The finely carved oval frame surrounded by delicate foliate detail, trailing husks, a classical urn, palmette and ram’s heads.
This antique mirror dates from the George III neoclassical period. Mirrors, or looking glasses, from this period have a lightness of form evident in the slender frame and its surrounding delicate, sophisticated and mostly original water-gilded ornamentation, partially worked in ‘carton pierre’.
This mirror plate appears to be contemporary but may originally have been from another frame.

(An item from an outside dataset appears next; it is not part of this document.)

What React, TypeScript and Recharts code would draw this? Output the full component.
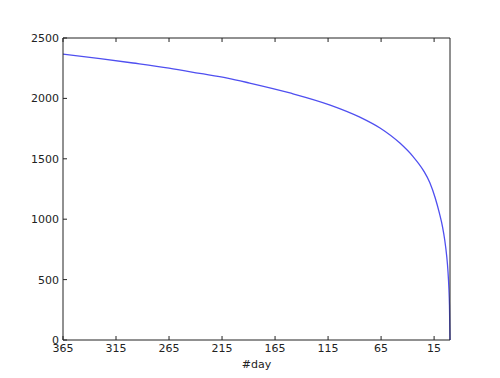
import { LineChart, Line, XAxis, YAxis } from "recharts";

// days remaining
const days = [365, 330, 299, 265, 236, 210, 189, 150, 113, 85, 66, 47, 35, 25, 19, 14, 10, 7, 5, 3, 2, 1, 0.5, 0];
const values = [2367, 2330, 2293, 2250, 2207, 2168, 2127, 2043, 1945, 1845, 1755, 1628, 1520, 1402, 1302, 1178, 1050, 935, 830, 685, 580, 420, 290, 0];

const xTicks = [365, 315, 265, 215, 165, 115, 65, 15];
const yTicks = [0, 500, 1000, 1500, 2000, 2500];

const data = days.map((d, i) => ({ day: d, value: values[i] }));

const INK = "#222";
const font = { fontFamily: "DejaVu Sans", fontSize: 11, fill: INK };
const axisLine = { stroke: INK, strokeWidth: 1 };

// matplotlib-style inward ticks
const BottomTick = (p: any) => (
  <g>
    <line x1={p.x} x2={p.x} y1={p.y} y2={p.y - 4} stroke={INK} />
    <text x={p.x} y={p.y + 4} dy="0.71em" textAnchor="middle" {...font}>
      {p.payload.value}
    </text>
  </g>
);
const TopTick = (p: any) => (
  <line x1={p.x} x2={p.x} y1={p.y} y2={p.y + 4} stroke={INK} />
);
const LeftTick = (p: any) => (
  <g>
    <line x1={p.x} x2={p.x + 4} y1={p.y} y2={p.y} stroke={INK} />
    <text x={p.x - 4} y={p.y} dy="0.355em" textAnchor="end" {...font}>
      {p.payload.value}
    </text>
  </g>
);
const RightTick = (p: any) => (
  <line x1={p.x} x2={p.x - 4} y1={p.y} y2={p.y} stroke={INK} />
);

export default function App() {
  return (
    <div style={{ position: "absolute", left: 0, top: 0, background: "#fff" }}>
      <LineChart
        width={500}
        height={378}
        data={data}
        margin={{ top: 37, right: 49, left: 0, bottom: 0 }}
      >
        <XAxis
          xAxisId="bottom"
          dataKey="day"
          type="number"
          domain={[0, 365]}
          reversed
          ticks={xTicks}
          interval={0}
          height={38}
          tickSize={0}
          tickMargin={0}
          tickLine={false}
          tick={<BottomTick />}
          axisLine={axisLine}
          label={{ value: "#day", position: "insideBottom", offset: 10, style: font }}
        />
        <XAxis
          xAxisId="top"
          orientation="top"
          dataKey="day"
          type="number"
          domain={[0, 365]}
          reversed
          ticks={xTicks}
          interval={0}
          height={1}
          tickSize={0}
          tickMargin={0}
          tickLine={false}
          tick={<TopTick />}
          axisLine={axisLine}
        />
        <YAxis
          yAxisId="left"
          type="number"
          domain={[0, 2500]}
          ticks={yTicks}
          interval={0}
          width={63}
          tickSize={0}
          tickMargin={0}
          tickLine={false}
          tick={<LeftTick />}
          axisLine={axisLine}
        />
        <YAxis
          yAxisId="right"
          orientation="right"
          type="number"
          domain={[0, 2500]}
          ticks={yTicks}
          interval={0}
          width={1}
          tickSize={0}
          tickMargin={0}
          tickLine={false}
          tick={<RightTick />}
          axisLine={axisLine}
        />
        <Line
          xAxisId="bottom"
          yAxisId="left"
          type="monotone"
          dataKey="value"
          stroke="#4f4ff0"
          strokeWidth={1.3}
          dot={false}
          isAnimationActive={false}
        />
      </LineChart>
    </div>
  );
}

This was often the case due to the extremely high cost of producing mirror plate at that time.
H: 132 cm.
W: 59 cm.
D: 7 cm.
Ref. BHA 1000
Classical motifs of this period include trailing husks, urns, acanthus leaves and rams’ heads are all typical of the designs of the important Scottish architect Robert Adam (1728-92).
Adam was perhaps the most sought-after and famous British designer working in the neoclassical idiom. He was the main force in the development of a style that extended beyond architecture and furniture to include many objects in a fine eighteenth century interior, including beautiful and extremely costly gilded mirrors and pier glasses.
Adam incorporated design ideas from ancient Greece and Rome into his forms and decoration. His numerous house commissions and their contents include, inter alia, Harewood House, Osterley Park and Syon House.
Born in Kirkaldy, Scotland, Adam was the son of the established architect William Adam, and followed his father into the family practice. In 1754 Robert embarked on a ‘Grand Tour’, spending five years in France and Italy visiting classical sites and studying architecture.
On his return he soon established his own highly successful and fashionable practice in London with his brother, James. They were much sought after by the top echelons of the English nobility of the eighteenth century.
A related oval mirror was sold in Christie’s ‘Hotspur & Norman Adams sale’ 20th November 2008 lot 57, (Later painted green and white, restorations, and 19th century mirror plate) @ £13,750.
Christies sold a related ‘regilt’ oval mirror, but lacking the trailing husk decoration, lot 88, 14th June 2001 @ £25,850.
See: ‘English Looking Glasses’ by Geoffrey Wills, p.122 ill. 147-150.
HELENA HAYWARD Furniture History
Vol. 5, The Drawings of John Linnell in the Victoria and Albert Museum (1969), pp. 1-115, 117-118
A related oval mirror attributed to John Linnell ca. 1775 sold at Sothebys in 2008 for £61,000.